Given instruction:
Pictures are not part of the copy. Give again exactly the lines from the one with "Output the component" to the one with "9, 9.5, 10];", inclusive.
--- begin Data entries ---
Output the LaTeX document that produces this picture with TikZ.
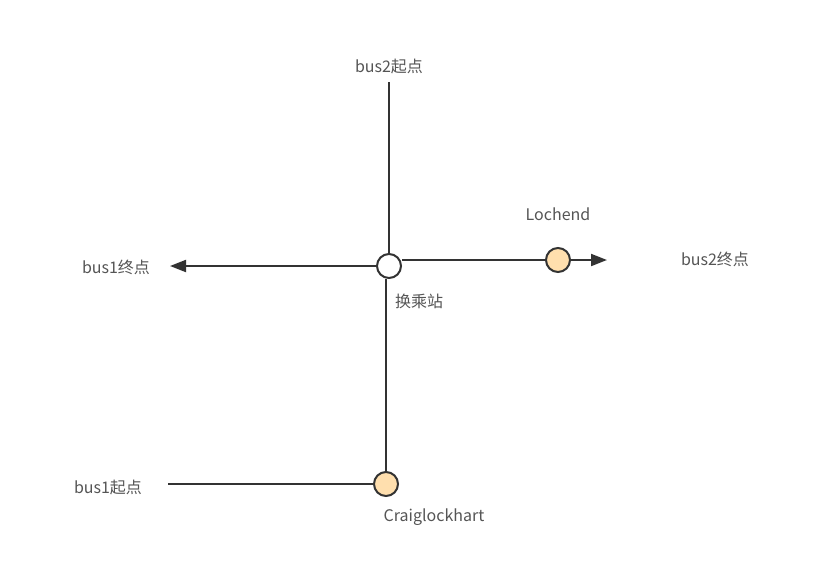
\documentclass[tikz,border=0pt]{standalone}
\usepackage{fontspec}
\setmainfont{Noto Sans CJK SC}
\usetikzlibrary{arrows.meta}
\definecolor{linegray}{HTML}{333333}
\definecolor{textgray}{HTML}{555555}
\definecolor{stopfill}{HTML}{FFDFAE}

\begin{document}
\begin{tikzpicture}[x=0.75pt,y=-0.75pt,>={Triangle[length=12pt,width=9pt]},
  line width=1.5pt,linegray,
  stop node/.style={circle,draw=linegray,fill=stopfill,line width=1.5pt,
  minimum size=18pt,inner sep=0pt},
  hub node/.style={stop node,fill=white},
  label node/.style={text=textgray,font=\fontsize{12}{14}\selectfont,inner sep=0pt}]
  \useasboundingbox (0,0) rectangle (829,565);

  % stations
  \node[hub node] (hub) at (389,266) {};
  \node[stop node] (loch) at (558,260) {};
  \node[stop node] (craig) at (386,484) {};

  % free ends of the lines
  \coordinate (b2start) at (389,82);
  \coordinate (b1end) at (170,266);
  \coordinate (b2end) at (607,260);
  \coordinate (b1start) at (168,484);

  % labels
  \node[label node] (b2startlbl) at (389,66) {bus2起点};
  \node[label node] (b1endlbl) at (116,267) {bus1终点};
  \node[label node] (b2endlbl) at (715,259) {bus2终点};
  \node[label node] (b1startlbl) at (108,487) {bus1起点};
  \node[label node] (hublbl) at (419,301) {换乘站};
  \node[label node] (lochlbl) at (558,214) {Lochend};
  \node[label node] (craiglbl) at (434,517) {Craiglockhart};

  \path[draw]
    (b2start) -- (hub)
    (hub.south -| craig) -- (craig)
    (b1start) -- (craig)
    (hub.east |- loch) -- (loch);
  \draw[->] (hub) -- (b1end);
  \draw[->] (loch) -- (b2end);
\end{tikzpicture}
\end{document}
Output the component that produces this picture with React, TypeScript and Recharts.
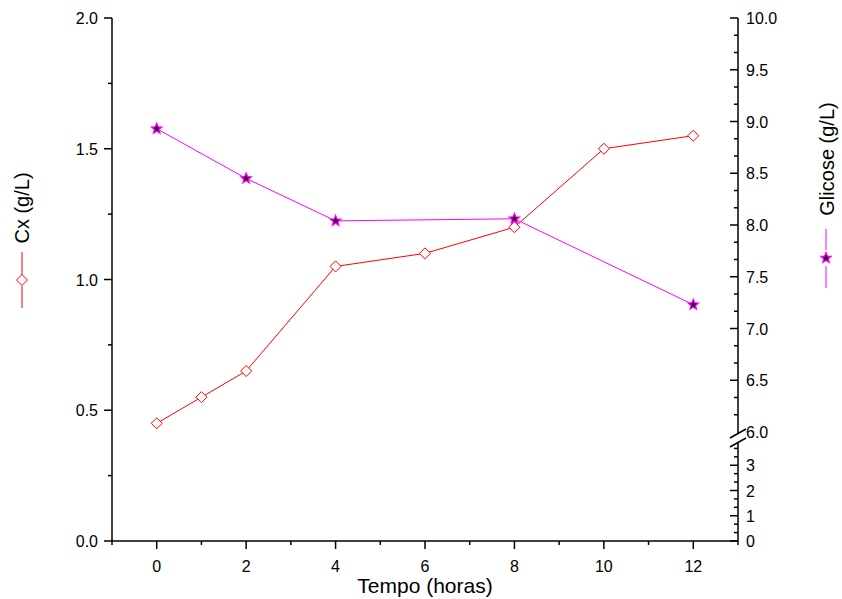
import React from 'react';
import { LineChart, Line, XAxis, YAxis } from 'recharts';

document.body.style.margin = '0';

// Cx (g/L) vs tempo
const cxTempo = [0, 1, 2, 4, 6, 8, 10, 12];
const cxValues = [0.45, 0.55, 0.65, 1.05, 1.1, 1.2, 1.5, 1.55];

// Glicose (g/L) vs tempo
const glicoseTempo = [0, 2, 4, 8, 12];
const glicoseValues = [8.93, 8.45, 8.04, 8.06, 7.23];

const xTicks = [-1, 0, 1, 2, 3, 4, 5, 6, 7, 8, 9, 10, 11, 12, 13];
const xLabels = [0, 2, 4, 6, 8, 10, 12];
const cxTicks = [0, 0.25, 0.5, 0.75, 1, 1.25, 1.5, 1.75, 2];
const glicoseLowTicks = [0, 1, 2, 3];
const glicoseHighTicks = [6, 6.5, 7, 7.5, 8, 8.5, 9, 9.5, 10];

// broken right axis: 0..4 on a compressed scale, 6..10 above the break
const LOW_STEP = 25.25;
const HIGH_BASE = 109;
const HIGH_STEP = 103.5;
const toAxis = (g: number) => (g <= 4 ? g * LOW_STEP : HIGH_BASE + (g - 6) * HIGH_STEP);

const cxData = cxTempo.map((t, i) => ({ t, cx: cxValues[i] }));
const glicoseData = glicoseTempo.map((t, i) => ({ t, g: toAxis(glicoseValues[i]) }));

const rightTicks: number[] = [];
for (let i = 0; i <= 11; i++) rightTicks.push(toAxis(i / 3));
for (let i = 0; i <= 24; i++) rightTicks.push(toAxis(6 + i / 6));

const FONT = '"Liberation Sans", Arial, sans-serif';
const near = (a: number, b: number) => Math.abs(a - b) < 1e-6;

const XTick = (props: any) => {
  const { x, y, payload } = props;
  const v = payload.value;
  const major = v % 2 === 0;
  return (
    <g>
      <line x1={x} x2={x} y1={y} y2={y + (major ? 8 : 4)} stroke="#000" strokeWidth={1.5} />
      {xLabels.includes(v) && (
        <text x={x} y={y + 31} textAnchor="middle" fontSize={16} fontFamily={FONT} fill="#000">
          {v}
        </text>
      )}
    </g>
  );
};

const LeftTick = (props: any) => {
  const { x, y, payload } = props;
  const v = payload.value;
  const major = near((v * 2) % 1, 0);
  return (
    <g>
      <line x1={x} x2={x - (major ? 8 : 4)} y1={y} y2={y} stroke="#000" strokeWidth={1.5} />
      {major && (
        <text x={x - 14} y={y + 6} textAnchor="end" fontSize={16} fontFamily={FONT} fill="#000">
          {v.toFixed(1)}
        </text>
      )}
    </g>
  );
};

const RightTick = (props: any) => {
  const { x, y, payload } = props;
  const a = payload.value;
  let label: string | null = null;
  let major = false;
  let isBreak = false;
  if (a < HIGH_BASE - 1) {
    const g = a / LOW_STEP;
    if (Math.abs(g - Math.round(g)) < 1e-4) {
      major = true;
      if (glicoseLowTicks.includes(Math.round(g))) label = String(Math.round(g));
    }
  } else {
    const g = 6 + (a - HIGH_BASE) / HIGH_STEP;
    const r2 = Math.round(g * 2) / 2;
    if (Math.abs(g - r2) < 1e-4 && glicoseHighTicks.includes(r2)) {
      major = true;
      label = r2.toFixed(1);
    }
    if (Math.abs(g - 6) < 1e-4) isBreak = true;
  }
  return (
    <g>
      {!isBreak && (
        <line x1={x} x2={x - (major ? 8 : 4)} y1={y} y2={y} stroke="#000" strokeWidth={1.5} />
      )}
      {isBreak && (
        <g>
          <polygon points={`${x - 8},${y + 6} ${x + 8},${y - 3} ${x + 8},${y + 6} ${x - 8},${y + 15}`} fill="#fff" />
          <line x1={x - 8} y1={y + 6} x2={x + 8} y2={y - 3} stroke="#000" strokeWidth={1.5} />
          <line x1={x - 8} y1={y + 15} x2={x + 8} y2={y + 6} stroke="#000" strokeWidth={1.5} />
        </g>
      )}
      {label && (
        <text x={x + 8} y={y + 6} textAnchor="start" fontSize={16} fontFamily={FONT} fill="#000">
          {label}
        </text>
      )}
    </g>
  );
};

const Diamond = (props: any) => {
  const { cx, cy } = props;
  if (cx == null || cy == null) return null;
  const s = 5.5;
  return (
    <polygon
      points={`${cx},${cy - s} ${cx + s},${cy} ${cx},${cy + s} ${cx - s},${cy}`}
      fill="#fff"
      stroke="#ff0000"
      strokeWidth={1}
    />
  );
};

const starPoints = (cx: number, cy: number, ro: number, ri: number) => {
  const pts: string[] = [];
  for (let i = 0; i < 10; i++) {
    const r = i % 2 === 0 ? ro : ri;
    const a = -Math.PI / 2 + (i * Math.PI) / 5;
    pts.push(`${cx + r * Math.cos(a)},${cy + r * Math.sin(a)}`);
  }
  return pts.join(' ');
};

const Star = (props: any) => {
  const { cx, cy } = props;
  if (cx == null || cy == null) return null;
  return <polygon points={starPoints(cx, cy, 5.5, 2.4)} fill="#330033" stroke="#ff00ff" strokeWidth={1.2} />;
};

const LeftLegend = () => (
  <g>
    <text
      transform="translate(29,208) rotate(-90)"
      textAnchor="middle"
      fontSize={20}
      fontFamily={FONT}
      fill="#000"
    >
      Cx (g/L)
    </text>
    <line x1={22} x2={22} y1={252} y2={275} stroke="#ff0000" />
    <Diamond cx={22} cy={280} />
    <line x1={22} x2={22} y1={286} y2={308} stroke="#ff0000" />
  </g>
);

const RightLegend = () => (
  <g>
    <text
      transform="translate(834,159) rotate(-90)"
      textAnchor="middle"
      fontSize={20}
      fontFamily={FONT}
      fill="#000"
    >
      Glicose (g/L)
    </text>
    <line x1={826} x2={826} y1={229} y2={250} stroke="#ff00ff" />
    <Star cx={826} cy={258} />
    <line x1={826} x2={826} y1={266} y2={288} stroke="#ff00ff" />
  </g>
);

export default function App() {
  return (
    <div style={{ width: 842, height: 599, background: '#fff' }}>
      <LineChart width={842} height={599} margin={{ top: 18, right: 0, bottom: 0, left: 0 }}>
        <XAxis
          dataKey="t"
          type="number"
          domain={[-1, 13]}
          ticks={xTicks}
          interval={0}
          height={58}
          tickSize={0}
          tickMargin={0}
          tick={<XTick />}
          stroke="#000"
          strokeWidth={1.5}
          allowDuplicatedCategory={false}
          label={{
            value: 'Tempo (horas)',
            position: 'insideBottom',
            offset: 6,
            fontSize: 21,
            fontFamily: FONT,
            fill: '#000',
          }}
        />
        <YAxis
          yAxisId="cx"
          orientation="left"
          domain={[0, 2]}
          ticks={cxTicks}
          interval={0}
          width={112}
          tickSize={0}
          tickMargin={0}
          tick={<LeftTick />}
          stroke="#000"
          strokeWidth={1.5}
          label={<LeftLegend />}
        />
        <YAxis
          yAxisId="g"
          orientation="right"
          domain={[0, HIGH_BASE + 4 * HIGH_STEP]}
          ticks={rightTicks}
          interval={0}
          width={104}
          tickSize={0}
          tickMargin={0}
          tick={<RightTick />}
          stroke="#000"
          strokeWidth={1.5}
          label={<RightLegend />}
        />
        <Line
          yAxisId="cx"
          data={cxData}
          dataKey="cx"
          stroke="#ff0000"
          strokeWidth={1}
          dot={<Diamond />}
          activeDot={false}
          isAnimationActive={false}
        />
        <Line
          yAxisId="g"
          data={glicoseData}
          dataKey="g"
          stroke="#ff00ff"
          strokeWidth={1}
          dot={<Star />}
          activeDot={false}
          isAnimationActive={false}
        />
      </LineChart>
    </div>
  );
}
--- end Data entries ---
Answer to the task:
Output the component that produces this picture with React, TypeScript and Recharts.
import React from 'react';
import { LineChart, Line, XAxis, YAxis } from 'recharts';

document.body.style.margin = '0';

// Cx (g/L) vs tempo
const cxTempo = [0, 1, 2, 4, 6, 8, 10, 12];
const cxValues = [0.45, 0.55, 0.65, 1.05, 1.1, 1.2, 1.5, 1.55];

// Glicose (g/L) vs tempo
const glicoseTempo = [0, 2, 4, 8, 12];
const glicoseValues = [8.93, 8.45, 8.04, 8.06, 7.23];

const xTicks = [-1, 0, 1, 2, 3, 4, 5, 6, 7, 8, 9, 10, 11, 12, 13];
const xLabels = [0, 2, 4, 6, 8, 10, 12];
const cxTicks = [0, 0.25, 0.5, 0.75, 1, 1.25, 1.5, 1.75, 2];
const glicoseLowTicks = [0, 1, 2, 3];
const glicoseHighTicks = [6, 6.5, 7, 7.5, 8, 8.5, 9, 9.5, 10];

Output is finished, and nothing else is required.